Set exercise:
Take the lines from the head of the listing through the one bearing "from matplotlib.patches import Rectangle" and copy them exactly, leaving every picture out.

Data:
● ● ● ●

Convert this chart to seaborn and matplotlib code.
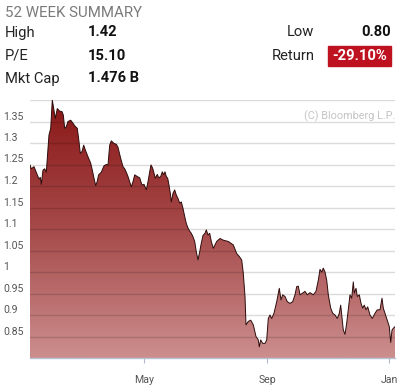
import numpy as np
import pandas as pd
import seaborn as sns
import matplotlib.pyplot as plt
import matplotlib.dates as mdates
from matplotlib.colors import LinearSegmentedColormap
from matplotlib.patches import Rectangle

# 52-week closing prices (days after start)
start = "2014-01-07"
days = [0, 1.3, 4, 7.3, 9, 10.3, 11.3, 13, 14.7, 16.3, 18, 19, 20.7, 22.3, 23.7,
        25.3, 27.3, 29.7, 32, 33.3, 34.7, 36.3, 38, 40.7, 43, 44.7, 47.3, 49, 50.3,
        52, 53.7, 55.3, 58, 60.7, 62.3, 64, 65.7, 67, 68.7, 71.3, 74, 76.3, 78,
        79.7, 81.3, 84, 86.3, 88, 90.7, 93, 94.7, 96.3, 98, 99.7, 101.3, 103, 104.7,
        107.3, 109.7, 112, 114, 116.3, 118, 119.7, 121, 122.7, 124, 125.3, 127.3,
        128.7, 130.7, 132.3, 133.7, 135, 136.3, 137.7, 139, 140.3, 141.3, 143,
        144.7, 146.3, 148, 149.7, 151.3, 153, 154.7, 156.3, 158, 159.7, 161.3, 163,
        164.7, 166.3, 168, 169.7, 171.3, 173, 175, 176.3, 178, 179.7, 181.3, 183.3,
        186.7, 190, 193.3, 198.3, 203.3, 206.7, 209.3, 211.7, 213.3, 215, 216,
        218.3, 220.7, 223.3, 226, 228.3, 229.3, 230.7, 232.7, 235, 236.7, 238.3,
        240, 241.7, 244, 246.7, 249.3, 251, 252.7, 255, 257.3, 260, 262.7, 265,
        266.7, 268.3, 270, 272.7, 275, 277.3, 280, 283.3, 286, 288.3, 290, 291.7,
        293.3, 295, 296.7, 298.3, 300.7, 302.7, 305, 307.3, 309.3, 310.7, 311.7,
        313.3, 315, 316.7, 318.3, 320, 321.7, 323.3, 324.3, 326, 327.3, 329.3, 331,
        332.7, 334.3, 336, 337.7, 340, 342.3, 345, 347.3, 350, 352, 353.3, 355,
        357.3, 359.3, 360.7, 362, 363.3, 365]
close = [1.249, 1.240, 1.245, 1.226, 1.216, 1.220, 1.204, 1.237, 1.240, 1.232,
         1.288, 1.319, 1.334, 1.400, 1.380, 1.357, 1.380, 1.374, 1.373, 1.365,
         1.334, 1.338, 1.350, 1.353, 1.346, 1.340, 1.334, 1.303, 1.276, 1.280,
         1.295, 1.284, 1.268, 1.253, 1.237, 1.218, 1.201, 1.209, 1.226, 1.232,
         1.247, 1.250, 1.249, 1.295, 1.305, 1.299, 1.297, 1.290, 1.264, 1.245,
         1.240, 1.232, 1.222, 1.210, 1.198, 1.210, 1.226, 1.222, 1.219, 1.202,
         1.204, 1.191, 1.210, 1.233, 1.249, 1.241, 1.230, 1.218, 1.227, 1.219,
         1.222, 1.233, 1.226, 1.233, 1.222, 1.218, 1.202, 1.183, 1.163, 1.183,
         1.191, 1.179, 1.171, 1.160, 1.163, 1.148, 1.129, 1.113, 1.102, 1.095,
         1.090, 1.082, 1.071, 1.047, 1.028, 1.047, 1.067, 1.085, 1.090, 1.098,
         1.086, 1.090, 1.071, 1.055, 1.071, 1.078, 1.074, 1.071, 1.063, 1.043,
         1.036, 1.028, 0.997, 0.943, 0.877, 0.885, 0.888, 0.877, 0.850, 0.842,
         0.826, 0.842, 0.834, 0.834, 0.842, 0.892, 0.900, 0.892, 0.904, 0.931,
         0.962, 0.935, 0.947, 0.943, 0.931, 0.927, 0.931, 0.947, 0.966, 0.967,
         0.947, 0.951, 0.955, 0.947, 0.952, 0.947, 0.955, 0.981, 1.006, 1.000,
         1.009, 1.000, 0.981, 0.947, 0.916, 0.904, 0.900, 0.892, 0.904, 0.923,
         0.900, 0.865, 0.855, 0.881, 0.912, 0.947, 0.939, 0.977, 0.951, 0.962,
         0.943, 0.947, 0.927, 0.916, 0.923, 0.912, 0.919, 0.900, 0.892, 0.904,
         0.912, 0.912, 0.939, 0.916, 0.904, 0.888, 0.873, 0.836, 0.865, 0.869,
         0.873]
days = days[:len(close)]

tick_dates = ["2014-05-01", "2014-09-01", "2015-01-01"]
tick_labels = ["May", "Sep", "Jan"]
grid_values = [0.85, 0.9, 0.95, 1.0, 1.05, 1.1, 1.15, 1.2, 1.25, 1.3, 1.35, 1.4]
grid_labels = ["0.85", "0.9", "0.95", "1", "1.05", "1.1", "1.15", "1.2", "1.25",
               "1.3", "1.35", ""]

summary_names = ["High", "P/E", "Mkt Cap"]
summary_values = ["1.42", "15.10", "1.476 B"]
low_value = "0.80"
return_value = "-29.10%"

sns.set_theme(style="white")
plt.rcParams["font.family"] = ["Roboto", "DejaVu Sans"]

df = pd.DataFrame({
    "date": pd.to_datetime(start) + pd.to_timedelta(days, unit="D"),
    "close": close,
})

fig = plt.figure(figsize=(4, 3.9), dpi=100)
ax = fig.add_axes([30 / 400, 1 - 358 / 390, 365 / 400, 258 / 390])

sns.lineplot(data=df, x="date", y="close", color="#2e0c0c", linewidth=0.7,
             ax=ax, zorder=4)

x0 = mdates.date2num(pd.to_datetime(start))
x1 = mdates.date2num(pd.to_datetime(start) + pd.Timedelta(days=365))
ymin, ymax = 0.80, 1.40

poly = ax.fill_between(mdates.date2num(df["date"]), df["close"], ymin,
                       color="none", linewidth=0)
cmap = LinearSegmentedColormap.from_list("red_fade", ["#cc8e8e", "#a64a4a", "#8a1616"])
grad = np.linspace(1, 0, 256).reshape(-1, 1)
im = ax.imshow(grad, extent=[x0, x1, ymin, ymax], aspect="auto", cmap=cmap,
               origin="upper", zorder=1)
im.set_clip_path(poly.get_paths()[0], transform=ax.transData)

ax.set_xlim(x0, x1)
ax.set_ylim(ymin, ymax)

# horizontal grid drawn over the fill
for v in grid_values:
    ax.axhline(v, color="black", alpha=0.14, linewidth=1, zorder=3)

ax.set_yticks(grid_values)
ax.set_yticklabels(grid_labels)
ax.tick_params(axis="y", length=0, pad=19.5, labelsize=7.6, labelcolor="#555555")
for lab in ax.get_yticklabels():
    lab.set_horizontalalignment("left")
    lab.set_verticalalignment("bottom")

ax.set_xticks(mdates.date2num(pd.to_datetime(tick_dates)))
ax.set_xticklabels(tick_labels)
ax.tick_params(axis="x", length=3.5, width=0.8, color="#b0b8c8", pad=8.5,
               labelsize=7.6, labelcolor="#555555", bottom=True)
ax.set_xlabel("")
ax.set_ylabel("")
for side in ["top", "left", "right"]:
    ax.spines[side].set_visible(False)
ax.spines["bottom"].set_color("#b9c3d6")
ax.spines["bottom"].set_linewidth(1)

ax.text(1.0, 1 - 19 / 258, "(C) Bloomberg L.P.", transform=ax.transAxes,
        ha="right", va="baseline", fontsize=7.8, color="#c4c4c4")


def px(x, y):
    return x / 400, 1 - y / 390


fig.text(*px(5, 16.7), "52 WEEK SUMMARY", fontsize=10.8, color="#7a7a7a", va="baseline")
for i, (name, val) in enumerate(zip(summary_names, summary_values)):
    base = 36.5 + i * 23
    fig.text(*px(5, base), name, fontsize=10.6, color="#222222", va="baseline")
    fig.text(*px(87.5, base), val, fontsize=10.6, color="#111111",
             fontweight="bold", va="baseline")

fig.text(*px(314.5, 36.5), "Low", fontsize=10.6, color="#222222", ha="right", va="baseline")
fig.text(*px(390.5, 36.5), low_value, fontsize=10.6, color="#111111",
         fontweight="bold", ha="right", va="baseline")
fig.text(*px(314.5, 59.5), "Return", fontsize=10.6, color="#222222", ha="right", va="baseline")
fig.patches.append(Rectangle(px(327.7, 66), 63 / 400, 20 / 390,
                             transform=fig.transFigure, color="#bf1220"))
fig.text(*px(359.2, 59.5), return_value, fontsize=10.6, color="white",
         fontweight="bold", ha="center", va="baseline")

fig.savefig("out.png", dpi=100, facecolor="white")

● ● ● ●

Finished answer:
Convert this chart to seaborn and matplotlib code.
import numpy as np
import pandas as pd
import seaborn as sns
import matplotlib.pyplot as plt
import matplotlib.dates as mdates
from matplotlib.colors import LinearSegmentedColormap
from matplotlib.patches import Rectangle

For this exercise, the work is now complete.